Crisis, What Crisis?

Private Property South Africa
Lea Jacobs

Although authorities have consistently denied that there is a billing crisis, thousands of homeowners across the metropolis would beg to differ. Electricity accounts for tens of thousands of Rands and water bills that are off the chart have become a fact of life for many and that doesn’t appear to be the only bad news, to make matter worse the City of Johannesburg appears to have adopted a ‘cut off first and correct later’ policy.

Under normal circumstances, homeowners pay their accounts and receive basic services. If they receive an obviously inflated bill, they contact the authorities who realise that the amount charged is grossly exaggerated and either charge an estimated fee or send someone out to double check the meter readings. Unfortunately, this does not seem to be happening in Johannesburg. It appears consumers have nowhere to turn and either have to pay up or suffer the consequences, leaving them feeling that no one is listening and even if someone is, they are not doing very much about it.

Although reluctant to admit to the obvious despite a number of damning reports, the City of Johannesburg has conceded that there are some residents who have been incorrectly charged. The bad news is that in January this year, the former mayor of Johannesburg, Amos Masondo stated that ‘in two years’ time, many of the problems we are talking about will be a thing of the past.’ In anyone’s book two years is a very long time to wait and you have to wonder how affected residents are going to cope with what appears to be a growing problem over this extended period.

These problems appear to be a direct result of Project Phakama, an IT system that was designed to improve the city’s billing system. Launched in 2010, the system was initially piloted in the northern suburbs and by the looks of things, started to go horrendously wrong right from the start. Developed as a one stop invoicing system, it supposedly allowed for all accounts to be centralised on one billing database. On the face of it, the system should have worked, and worked well. However, the problem it seems lies not so much with the programme itself, but more with the lack of training provided for those who use it. It has been estimated that somewhere in the region of 41 000 households have had their basic services suspended, often after receiving bills that were so ludicrously high that the owners were unable to make the payments.
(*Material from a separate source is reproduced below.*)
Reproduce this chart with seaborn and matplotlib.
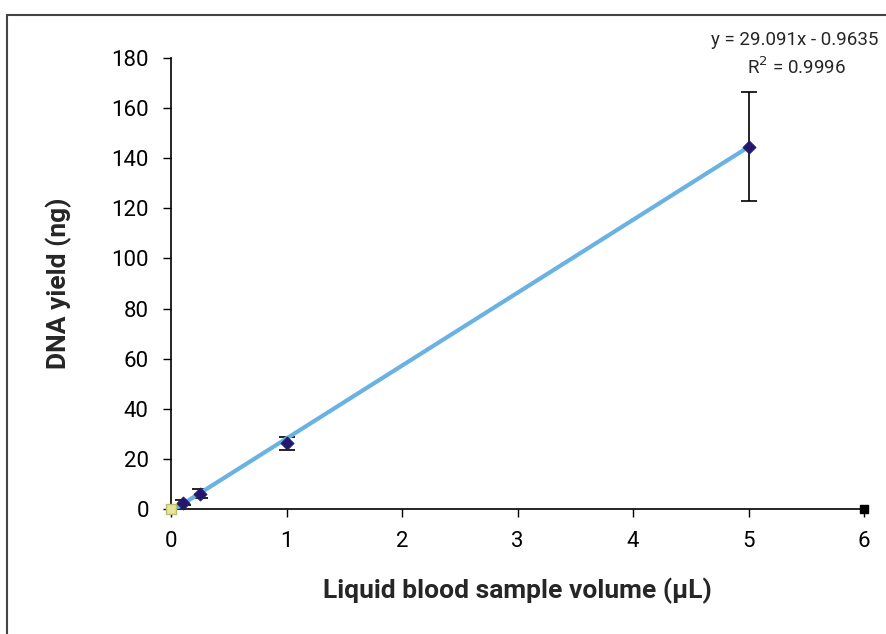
import matplotlib
matplotlib.use("Agg")
import matplotlib.pyplot as plt
import seaborn as sns
import numpy as np
import pandas as pd
from matplotlib.patches import Rectangle

# Data
volumes = [0.1, 0.25, 1, 5]
yields = [2.5, 6.0, 26.3, 144.5]
err_low = [1.0, 1.5, 2.8, 21.5]
err_high = [1.0, 2.0, 2.4, 22.0]
blank_x = [0]
blank_y = [0]
slope = 29.091
intercept = -0.9635
r2 = 0.9996
x_ticks = [0, 1, 2, 3, 4, 5, 6]
y_ticks = [0, 20, 40, 60, 80, 100, 120, 140, 160, 180]

sns.set_theme(style="white")
plt.rcParams['font.family'] = ['Roboto', 'DejaVu Sans']

fig = plt.figure(figsize=(8.86, 6.34), dpi=100)
ax = fig.add_axes([171/886, 1-509/634, (864-171)/886, (509-58)/634])

df = pd.DataFrame({"x": volumes, "y": yields})
fit_x = np.array([0, 5])
fit_df = pd.DataFrame({"x": fit_x, "y": slope*fit_x + intercept})

ax.errorbar(volumes, yields, yerr=[err_low, err_high], fmt="none",
            ecolor="black", elinewidth=1.2, capsize=6, capthick=1.2, zorder=2)
sns.lineplot(data=fit_df, x="x", y="y", ax=ax, color="#6AB2E2", linewidth=3, zorder=3)
sns.scatterplot(data=df, x="x", y="y", ax=ax, marker="D", s=45, color="#24186E",
                edgecolor="#24186E", zorder=4, clip_on=False)
ax.scatter(blank_x, blank_y, marker="s", s=55, color="#E6E69A", edgecolor="#BDBD70",
           zorder=5, clip_on=False)
ax.scatter([6], [0], marker="s", s=30, color="black", zorder=5, clip_on=False)

ax.set_xlim(0, 6)
ax.set_ylim(0, 180)
ax.set_xticks(x_ticks)
ax.set_yticks(y_ticks)
ax.tick_params(axis="both", labelsize=16, direction="out", length=6, width=1,
               colors="black", bottom=True, left=True)
ax.tick_params(axis="x", pad=10)
ax.tick_params(axis="y", pad=10)
for s in ["top", "right"]:
    ax.spines[s].set_visible(False)
for s in ["left", "bottom"]:
    ax.spines[s].set_color("black")
    ax.spines[s].set_linewidth(1.2)

ax.set_xlabel("Liquid blood sample volume (μL)", fontsize=19, fontweight="bold", labelpad=18)
ax.set_ylabel("DNA yield (ng)", fontsize=19, fontweight="bold", labelpad=28)

fig.text(795/886, 1-40/634, f"y = {slope}x - {abs(intercept)}", ha="center", va="center", fontsize=13.5)
fig.text(797/886, 1-67/634, f"R$^2$ = {r2}", ha="center", va="center", fontsize=13.5)

fig.patches.append(Rectangle((7/886, -0.05), 1.2, 1-15/634+0.05, transform=fig.transFigure,
                             fill=False, edgecolor="#444444", linewidth=1.5))

fig.savefig("out.png", dpi=100)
One would expect that given the enormity of the problem and the obvious fallout of having a large number of people who, with the best will in the world, cannot meet the demands of the municipality, would have driven someone, somewhere to act. However, by all accounts although the powers that be acknowledge that some homeowners are experiencing problems, the bungling continues.

While it may be a frustrating issue for the homeowners themselves, the situation must be devastating for those who have sold their properties. Throughout South Africa a rates clearance certificate must be supplied to the Deeds Office before transfer can take place.

Given that sellers have to supply a rates clearance certificate before the transfer of a property can take place, begs the question, what happens when the amounts owing, not only don’t offer a true reflection of what is actually owed, the amounts are often so exorbitant that it would be impossible for the average homeowner to settle.

It is not only residents who are regarded as the losers in a situation such as this. The authorities themselves are taking a hammering. In a recent report, factors such as the electricity and water billing crisis are having a negative impact in the way that residents view service delivery. The municipality’s 2011 Customer Satisfaction Survey indicates that the number of Johannesburg residents who are satisfied with service delivery is on the decline and has been since 2009. The latest results show that the number of satisfied consumers has dropped from 65 percent in 2010 to 64 percent this year further dropping from the 68 percent of happy customers in 2009.